The smelting of the most refractory metals may refer to the constructive process of extracting them from their ores, but fire is also a destructive force, often in history the weapon of choice for the “ruthless hand of ignorance.” When Babylon conquered Judah and razed the Temple of Solomon, the city gates were burnt with fire so that Jerusalem could no longer be a secure place to live.
Zeal, being action-oriented, is connected to the gray element, where the gray color teaches that actions have consequences, including unintended and unforeseen ones. What was meant to be beneficial may not turn out that way at all. In this context, we learn why these instructions are appropriate to the Entered Apprentice Degree and are linked with service to a master. The master’s role is to direct the zealous efforts of the apprentice so that he does not go astray.
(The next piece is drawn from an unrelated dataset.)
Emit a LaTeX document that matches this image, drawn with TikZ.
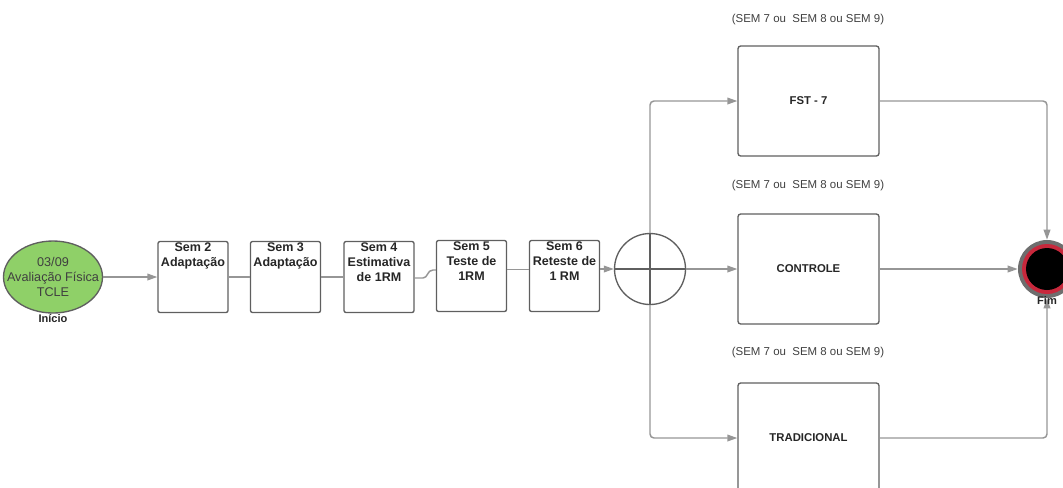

The key to this passage of ritual is to be found, however, in a return to the first of the three elements, said to teach that the ancient apprentice served his master with “freedom.” This passes by so rapidly in the progression to the explanation of how “freedom” is characteristic of that element that the paradoxical nature of the statement may not even register with the new brother. Even those brothers who have heard the lecture many times may be awaiting the end of the degree and are passive in the face of the contradiction.
How can one serve with freedom? Is not servitude the exact opposite of being free?
The answer is found in the realization of who the true master is. Not every religious reference in the ritual derives from scripture!
According to the Anglican (Episcopal) Book of Common Prayer, unquestionably familiar to the authors of the Masonic ritual, it is the service of the Creator that alone constitutes perfect freedom.
A Collect for Peace
O God, the author of peace and lover of concord, to know you is eternal life and to serve you is perfect freedom: Defend us, your humble servants, in all assaults of our enemies; that we, surely trusting in your defense, may not fear the power of any adversaries; through the might of Jesus Christ our Lord,
Although the three elements have several symbolic lessons to teach, the most important purpose of the final passage of the Entered Apprentice lecture thus is to teach the newly admitted brother one final time that Freemasonry exists for the service of the Great Architect of the Universe above all, and that only in that Master’s service, as taught in the Masonic degrees, is there no risk or danger in doing so with freedom, fervency and zeal.